>> START Data excerpt

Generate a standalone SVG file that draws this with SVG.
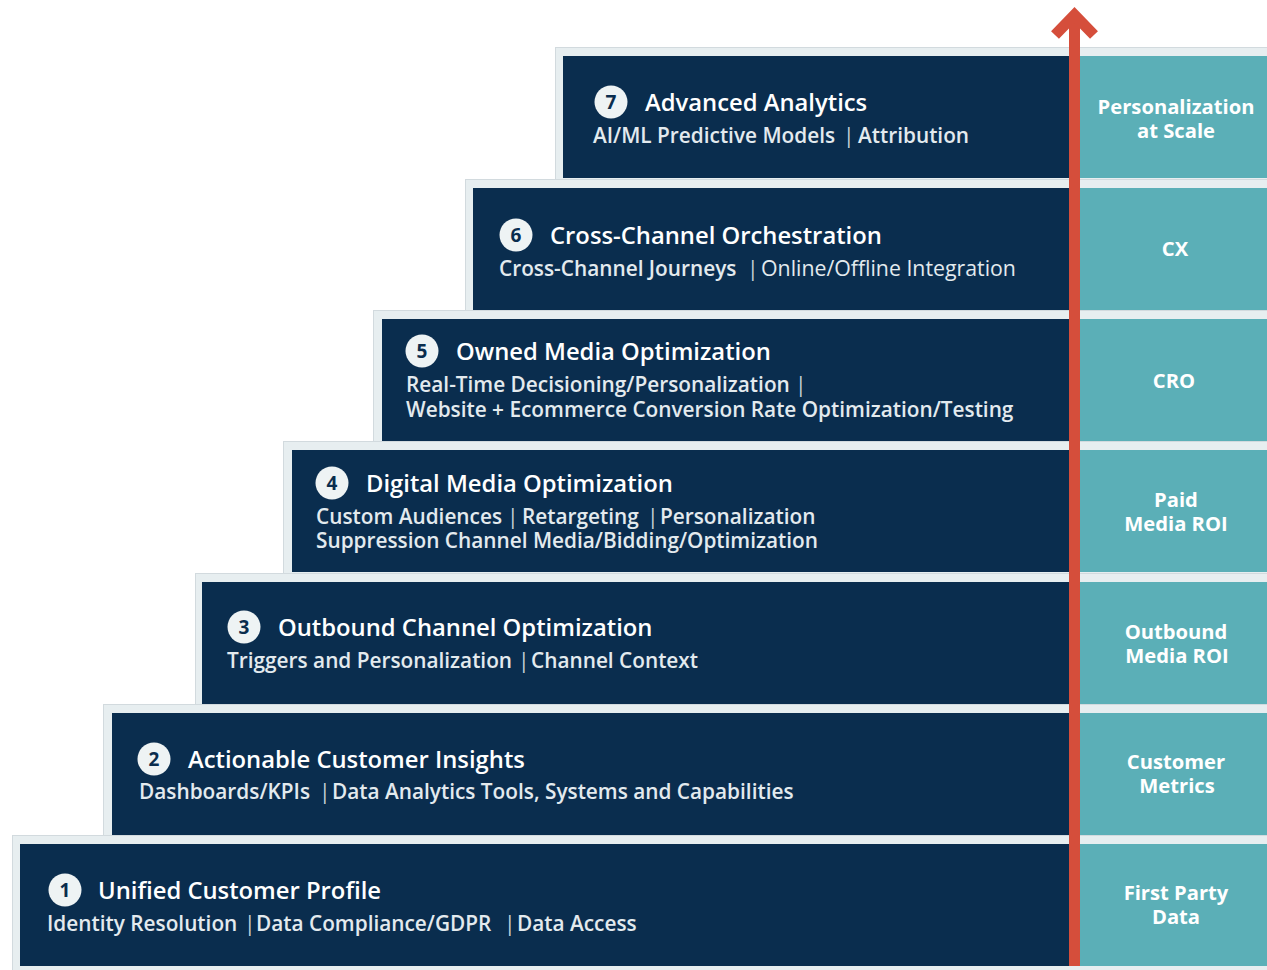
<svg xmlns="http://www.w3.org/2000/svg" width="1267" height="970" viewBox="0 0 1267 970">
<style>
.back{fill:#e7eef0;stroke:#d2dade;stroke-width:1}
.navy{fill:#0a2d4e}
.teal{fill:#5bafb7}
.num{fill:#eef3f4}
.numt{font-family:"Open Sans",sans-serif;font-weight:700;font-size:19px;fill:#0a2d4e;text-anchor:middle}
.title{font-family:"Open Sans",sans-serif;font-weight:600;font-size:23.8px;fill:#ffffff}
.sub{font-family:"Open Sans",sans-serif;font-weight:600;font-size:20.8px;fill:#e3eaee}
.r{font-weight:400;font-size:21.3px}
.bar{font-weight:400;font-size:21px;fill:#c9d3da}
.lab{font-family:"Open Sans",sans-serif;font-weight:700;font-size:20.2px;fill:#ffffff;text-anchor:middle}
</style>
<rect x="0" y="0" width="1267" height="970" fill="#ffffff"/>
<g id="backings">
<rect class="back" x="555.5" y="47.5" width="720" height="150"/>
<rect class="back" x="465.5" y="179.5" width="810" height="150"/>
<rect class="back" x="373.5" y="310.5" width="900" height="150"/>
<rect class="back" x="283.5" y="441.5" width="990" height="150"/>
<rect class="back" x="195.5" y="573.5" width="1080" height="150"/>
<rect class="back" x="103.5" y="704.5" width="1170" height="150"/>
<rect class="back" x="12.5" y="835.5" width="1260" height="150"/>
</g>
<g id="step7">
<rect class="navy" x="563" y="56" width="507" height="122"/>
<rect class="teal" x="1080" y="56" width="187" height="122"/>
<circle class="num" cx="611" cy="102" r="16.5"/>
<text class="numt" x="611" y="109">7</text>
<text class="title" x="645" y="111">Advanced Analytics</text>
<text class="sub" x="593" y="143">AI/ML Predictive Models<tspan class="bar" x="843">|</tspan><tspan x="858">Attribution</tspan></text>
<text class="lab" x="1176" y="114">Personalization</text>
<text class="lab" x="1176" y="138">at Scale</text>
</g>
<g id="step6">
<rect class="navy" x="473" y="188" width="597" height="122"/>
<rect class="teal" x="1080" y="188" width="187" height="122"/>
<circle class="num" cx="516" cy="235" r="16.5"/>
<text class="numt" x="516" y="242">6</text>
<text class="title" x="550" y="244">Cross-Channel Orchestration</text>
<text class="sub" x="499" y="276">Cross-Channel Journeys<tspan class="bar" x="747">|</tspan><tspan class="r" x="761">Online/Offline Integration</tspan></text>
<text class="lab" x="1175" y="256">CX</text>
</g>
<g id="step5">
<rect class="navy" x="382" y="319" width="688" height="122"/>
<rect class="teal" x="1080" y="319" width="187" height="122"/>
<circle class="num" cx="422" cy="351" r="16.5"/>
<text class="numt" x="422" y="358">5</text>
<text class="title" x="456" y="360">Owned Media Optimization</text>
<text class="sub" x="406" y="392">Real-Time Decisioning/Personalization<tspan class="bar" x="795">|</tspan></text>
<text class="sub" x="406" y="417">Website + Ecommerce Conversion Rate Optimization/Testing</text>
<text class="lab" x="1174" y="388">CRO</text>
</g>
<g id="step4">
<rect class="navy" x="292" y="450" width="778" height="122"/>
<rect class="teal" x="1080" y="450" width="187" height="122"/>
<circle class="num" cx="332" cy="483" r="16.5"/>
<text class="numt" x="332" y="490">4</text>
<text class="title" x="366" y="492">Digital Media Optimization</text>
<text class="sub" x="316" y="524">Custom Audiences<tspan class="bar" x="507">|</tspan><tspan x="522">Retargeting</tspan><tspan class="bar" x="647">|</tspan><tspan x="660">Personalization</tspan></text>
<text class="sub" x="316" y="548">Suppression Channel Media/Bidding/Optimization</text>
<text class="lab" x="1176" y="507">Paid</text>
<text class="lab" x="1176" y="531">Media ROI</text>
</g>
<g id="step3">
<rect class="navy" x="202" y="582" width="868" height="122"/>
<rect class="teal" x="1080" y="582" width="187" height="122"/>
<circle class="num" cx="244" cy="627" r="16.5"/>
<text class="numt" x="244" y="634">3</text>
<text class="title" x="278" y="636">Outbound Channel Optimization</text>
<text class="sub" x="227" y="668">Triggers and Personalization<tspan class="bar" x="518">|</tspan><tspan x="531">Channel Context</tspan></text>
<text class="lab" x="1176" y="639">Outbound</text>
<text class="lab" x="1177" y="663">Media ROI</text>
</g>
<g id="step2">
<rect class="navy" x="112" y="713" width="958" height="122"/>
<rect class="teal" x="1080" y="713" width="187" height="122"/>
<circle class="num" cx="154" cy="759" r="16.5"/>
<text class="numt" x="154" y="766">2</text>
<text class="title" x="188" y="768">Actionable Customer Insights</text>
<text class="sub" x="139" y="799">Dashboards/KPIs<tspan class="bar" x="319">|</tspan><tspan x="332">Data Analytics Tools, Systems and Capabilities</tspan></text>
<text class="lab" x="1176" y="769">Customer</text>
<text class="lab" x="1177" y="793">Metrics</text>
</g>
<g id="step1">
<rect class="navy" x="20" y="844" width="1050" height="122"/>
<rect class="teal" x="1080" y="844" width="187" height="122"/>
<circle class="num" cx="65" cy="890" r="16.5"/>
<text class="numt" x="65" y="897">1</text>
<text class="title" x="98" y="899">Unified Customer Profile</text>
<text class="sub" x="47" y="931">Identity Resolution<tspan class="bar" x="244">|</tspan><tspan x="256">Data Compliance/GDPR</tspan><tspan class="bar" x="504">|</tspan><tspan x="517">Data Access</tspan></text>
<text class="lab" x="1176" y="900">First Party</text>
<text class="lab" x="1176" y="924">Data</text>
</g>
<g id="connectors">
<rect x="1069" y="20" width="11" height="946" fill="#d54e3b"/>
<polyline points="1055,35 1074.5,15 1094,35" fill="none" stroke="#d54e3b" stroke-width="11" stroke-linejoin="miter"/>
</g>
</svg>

>> END Data excerpt

Brief -> Output all of the data exactly as it stands, minus any images.

Written answer ->
Generate a standalone SVG file that draws this with SVG.
<svg xmlns="http://www.w3.org/2000/svg" width="1267" height="970" viewBox="0 0 1267 970">
<style>
.back{fill:#e7eef0;stroke:#d2dade;stroke-width:1}
.navy{fill:#0a2d4e}
.teal{fill:#5bafb7}
.num{fill:#eef3f4}
.numt{font-family:"Open Sans",sans-serif;font-weight:700;font-size:19px;fill:#0a2d4e;text-anchor:middle}
.title{font-family:"Open Sans",sans-serif;font-weight:600;font-size:23.8px;fill:#ffffff}
.sub{font-family:"Open Sans",sans-serif;font-weight:600;font-size:20.8px;fill:#e3eaee}
.r{font-weight:400;font-size:21.3px}
.bar{font-weight:400;font-size:21px;fill:#c9d3da}
.lab{font-family:"Open Sans",sans-serif;font-weight:700;font-size:20.2px;fill:#ffffff;text-anchor:middle}
</style>
<rect x="0" y="0" width="1267" height="970" fill="#ffffff"/>
<g id="backings">
<rect class="back" x="555.5" y="47.5" width="720" height="150"/>
<rect class="back" x="465.5" y="179.5" width="810" height="150"/>
<rect class="back" x="373.5" y="310.5" width="900" height="150"/>
<rect class="back" x="283.5" y="441.5" width="990" height="150"/>
<rect class="back" x="195.5" y="573.5" width="1080" height="150"/>
<rect class="back" x="103.5" y="704.5" width="1170" height="150"/>
<rect class="back" x="12.5" y="835.5" width="1260" height="150"/>
</g>
<g id="step7">
<rect class="navy" x="563" y="56" width="507" height="122"/>
<rect class="teal" x="1080" y="56" width="187" height="122"/>
<circle class="num" cx="611" cy="102" r="16.5"/>
<text class="numt" x="611" y="109">7</text>
<text class="title" x="645" y="111">Advanced Analytics</text>
<text class="sub" x="593" y="143">AI/ML Predictive Models<tspan class="bar" x="843">|</tspan><tspan x="858">Attribution</tspan></text>
<text class="lab" x="1176" y="114">Personalization</text>
<text class="lab" x="1176" y="138">at Scale</text>
</g>
<g id="step6">
<rect class="navy" x="473" y="188" width="597" height="122"/>
<rect class="teal" x="1080" y="188" width="187" height="122"/>
<circle class="num" cx="516" cy="235" r="16.5"/>
<text class="numt" x="516" y="242">6</text>
<text class="title" x="550" y="244">Cross-Channel Orchestration</text>
<text class="sub" x="499" y="276">Cross-Channel Journeys<tspan class="bar" x="747">|</tspan><tspan class="r" x="761">Online/Offline Integration</tspan></text>
<text class="lab" x="1175" y="256">CX</text>
</g>
<g id="step5">
<rect class="navy" x="382" y="319" width="688" height="122"/>
<rect class="teal" x="1080" y="319" width="187" height="122"/>
<circle class="num" cx="422" cy="351" r="16.5"/>
<text class="numt" x="422" y="358">5</text>
<text class="title" x="456" y="360">Owned Media Optimization</text>
<text class="sub" x="406" y="392">Real-Time Decisioning/Personalization<tspan class="bar" x="795">|</tspan></text>
<text class="sub" x="406" y="417">Website + Ecommerce Conversion Rate Optimization/Testing</text>
<text class="lab" x="1174" y="388">CRO</text>
</g>
<g id="step4">
<rect class="navy" x="292" y="450" width="778" height="122"/>
<rect class="teal" x="1080" y="450" width="187" height="122"/>
<circle class="num" cx="332" cy="483" r="16.5"/>
<text class="numt" x="332" y="490">4</text>
<text class="title" x="366" y="492">Digital Media Optimization</text>
<text class="sub" x="316" y="524">Custom Audiences<tspan class="bar" x="507">|</tspan><tspan x="522">Retargeting</tspan><tspan class="bar" x="647">|</tspan><tspan x="660">Personalization</tspan></text>
<text class="sub" x="316" y="548">Suppression Channel Media/Bidding/Optimization</text>
<text class="lab" x="1176" y="507">Paid</text>
<text class="lab" x="1176" y="531">Media ROI</text>
</g>
<g id="step3">
<rect class="navy" x="202" y="582" width="868" height="122"/>
<rect class="teal" x="1080" y="582" width="187" height="122"/>
<circle class="num" cx="244" cy="627" r="16.5"/>
<text class="numt" x="244" y="634">3</text>
<text class="title" x="278" y="636">Outbound Channel Optimization</text>
<text class="sub" x="227" y="668">Triggers and Personalization<tspan class="bar" x="518">|</tspan><tspan x="531">Channel Context</tspan></text>
<text class="lab" x="1176" y="639">Outbound</text>
<text class="lab" x="1177" y="663">Media ROI</text>
</g>
<g id="step2">
<rect class="navy" x="112" y="713" width="958" height="122"/>
<rect class="teal" x="1080" y="713" width="187" height="122"/>
<circle class="num" cx="154" cy="759" r="16.5"/>
<text class="numt" x="154" y="766">2</text>
<text class="title" x="188" y="768">Actionable Customer Insights</text>
<text class="sub" x="139" y="799">Dashboards/KPIs<tspan class="bar" x="319">|</tspan><tspan x="332">Data Analytics Tools, Systems and Capabilities</tspan></text>
<text class="lab" x="1176" y="769">Customer</text>
<text class="lab" x="1177" y="793">Metrics</text>
</g>
<g id="step1">
<rect class="navy" x="20" y="844" width="1050" height="122"/>
<rect class="teal" x="1080" y="844" width="187" height="122"/>
<circle class="num" cx="65" cy="890" r="16.5"/>
<text class="numt" x="65" y="897">1</text>
<text class="title" x="98" y="899">Unified Customer Profile</text>
<text class="sub" x="47" y="931">Identity Resolution<tspan class="bar" x="244">|</tspan><tspan x="256">Data Compliance/GDPR</tspan><tspan class="bar" x="504">|</tspan><tspan x="517">Data Access</tspan></text>
<text class="lab" x="1176" y="900">First Party</text>
<text class="lab" x="1176" y="924">Data</text>
</g>
<g id="connectors">
<rect x="1069" y="20" width="11" height="946" fill="#d54e3b"/>
<polyline points="1055,35 1074.5,15 1094,35" fill="none" stroke="#d54e3b" stroke-width="11" stroke-linejoin="miter"/>
</g>
</svg>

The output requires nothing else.